Well, I picked up the Elgato turbo.264 a week ago at the local Apple store. I was hoping to use my now aging G5 iMac to help encode some of the video I’ve been pulling from my old DVDs and use them on my Apple TV. To save you some pain (and another trip to the store to return it) let me tell you where this little device will help – and surprisingly, where it’s actually a detriment.
What’s a waste of time
To start with, running the thing on just about any Intel-based Mac is a complete waste of time. The ONLY situation where it will save you time is if you’re still stuck using Quicktime to encode. Using anything else, such as Visual Hub or Handbrake, encoding times with turbo.264 are almost identical. Of course, it sort of frees up your processor (though still running at 80% of 200% in most tests), so if this is important to you, you can still get somebenefit from it. However, see the What’s Craptastic section for situations where it Just Doesn’t Work.

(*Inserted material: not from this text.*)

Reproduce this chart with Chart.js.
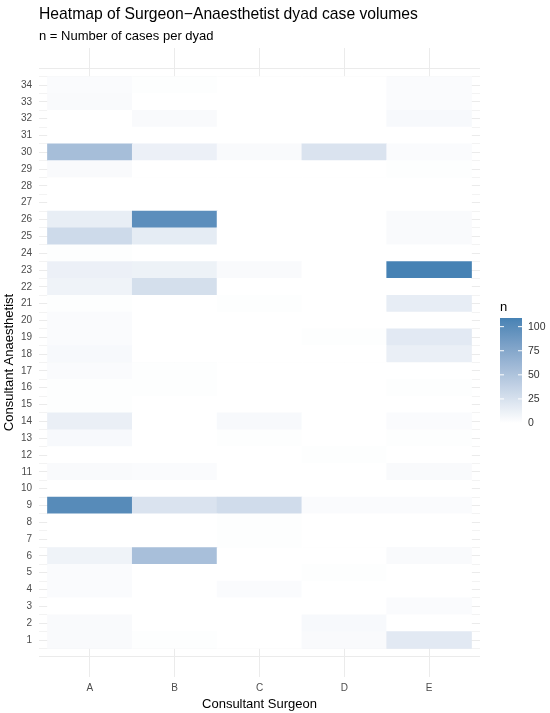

On both the Intel and G5 platforms, I ran into some video where it just totally bogged down the hardware, getting three frames a second. I thought it was just a data transfer limit, but similar sized videos didn’t have the same problem. This happened pretty consistently with videos already in “higher”-def H.264 (960×540, 2900 kbits/s), and oddly enough, playable on the Apple TV. It was still faster than Quicktime (but slower than Visual Hub on either platform.) So don’t expect everything to be speedy.
Again, on both platforms, using the turbo.264 to select and encode unencrypted VIDEO_TS video resulted in some strange behavior. On both platforms it ran at near real-time (22fps on average, just a little slower on the Intel platform using Handbrake, much, much faster than the G5’s 3fps.) But on every damn video, it doubled the run time shown for encoding. For instance, a 1:24:30 video showed up as being 2:49:00 long. It appears that this is a problem with multiple audio tracks. With a single track, everything showed up correctly. This didn’t seem to affect the actual encoding time, nor the resultant movie.
In addition, on the G5 platform I did discover that on certain DVDs, the turbo.264 would have BAD audio drift. At the 60 minute mark, it was off by seven seconds. When I saw this occur, there was also a point in the movie where the video went to hell, being completely scrambled. What was weird about this was that when I re-ran the encoding on the same video, it worked, no audio synch issues or video problems. Nice. Using the same files run through Handbrake it worked every time.
The only place where I could find where I would potentially use this thing was as a speed-up for encoding stuff from EyeTV. Since EyeTV uses Quicktime for encoding, it’s unnecessarily slow, even on the Intel platform. This thing brought their encoding up to par with Visual Hub. However, at least for me, $99 isn’t worth it since I can easily just drag the raw .mpg files to VisualHub manually.
Really, very little works well enough to be relied upon. On the G5 platform, most video (see above caveats) encoded pretty freaking fast, at least compared to just using the main processor alone. On average, I’d say it was consistently five times faster. However, don’t expect to get any work done while it’s encoding – the main processor was pegged at 100% usage at all times, unlike the Intel platform.
But the random encoding problems with DVD video, the slow encode times with certain video types, and the general unreliability of the platform just made me wish I didn’t spend the $99 on this. It went back to the Apple store.